Case number and/or case name
O. v S. - 2011/AR/1143 - Antwerpen, 22 June 2011
Summary
This procedure is about parental responsibility. The mother is Australian and she is resident in the UK at the moment of proceedings. The father has his habitual residence in Belgium. The mother has the right of custody of their common child. The High Court of Justice, Family Division enacted an agreement between the parties relating to the father’s rights of access during the holidays on 17 June 2010. He refused to bring the daughter back to the UK after her summer holiday in Belgium.
The High Court, Family Division orders the immediate return of the child on 15 September 2010. The mother requests the enforcement of both judgments in Belgium.
The first judge asked for supplementary information and documents through the Central Authority on 30 November 2010. This request was granted. He also asked the Belgian Public Prosecutor to conduct an inquiry into the living of the conditions of the child. The first judge denied recognition of the orders of the High Court of Justice on the basis of Art. 23(e) Brussels IIa. Indeed, the President of the Court of First Instance of Mechelen, Belgium had issued an order on 18 October 2010 whereby he confided the custody of the child to the father. The first judge considered that pursuant to Arts. 24 and 26 Brussels IIa, he may not review the foreign judgments as to their jurisdiction and substance, and that the same is true for the domestic decision of the president of the court in Mechelen.
The Court of Appeal considers that it may refuse the application for a declaration of enforceability only on for one of the reasons specified in Articles 22, 23 and 24 (cf. Art. 31(2) Brussels IIa) and that it must examine these grounds for refusal of its own motion.
The mother bases her claim on Arts. 40 and 41 (relating to the enforceability of certain judgments concerning rights of access and of certain judgments which require the return of the child) – however, Art. 40(2) provides that “the provisions of this Section shall not prevent a holder of parental responsibility from seeking recognition and enforcement of a judgment in accordance with the provisions in Sections 1 and 2 of this Chapter”. Therefore, the Court holds that it is still required to examine whether there is a ground for refusal of recognition applicable on the basis of Art. 23.
The father refers to Art. 23(1)(a). The Court finds no such ground for refusal applicable to the case. The public policy exception can only be used if the application is "manifestly" contrary to public policy. The fact that the mother has a small apartment and financial difficulties does not suffice to justify the exception. Neither does the limited social integration of the mother in the UK, nor the fact she only has a temporary residence permit. She has asked for “leave to remove” to move to Australia with the child. The father argues recognition of the judgments would prevent him from seeing his child, but as the Court notes, the application for “leave to remove” is still pending and has not been granted yet.
The father also invokes Art. 23(1)(c) and 23(1)(d), but the Court decides this is unfounded.

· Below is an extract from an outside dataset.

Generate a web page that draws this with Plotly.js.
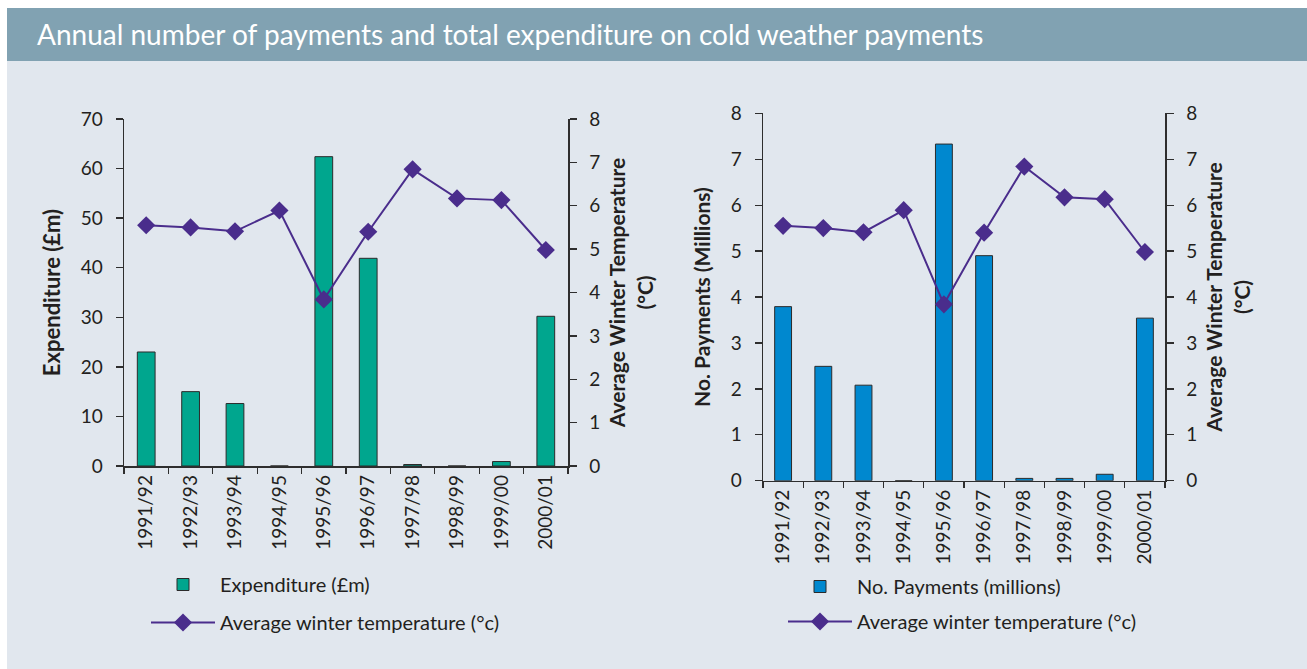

Finally, the first judge had denied recognition on the basis of Art. 23(1)(e). In the meantime, the decision of the president of the Court of First Instance of Mechelen has been reviewed in third-party proceedings. In its new decision of 16 May 2011, the president of the Court declared he had no jurisdiction on the basis of Art. 19 Brussels IIa. The father had also initiated separate summary proceedings to obtain provisional measures on the basis of Art. 20 Brussels IIa Regulation, but no order has been handed down to this date. The Court cannot withhold the exception of Art. 23(1)(e).
Therefore, the Court of Appeal declares the judgment enforceable in Belgium.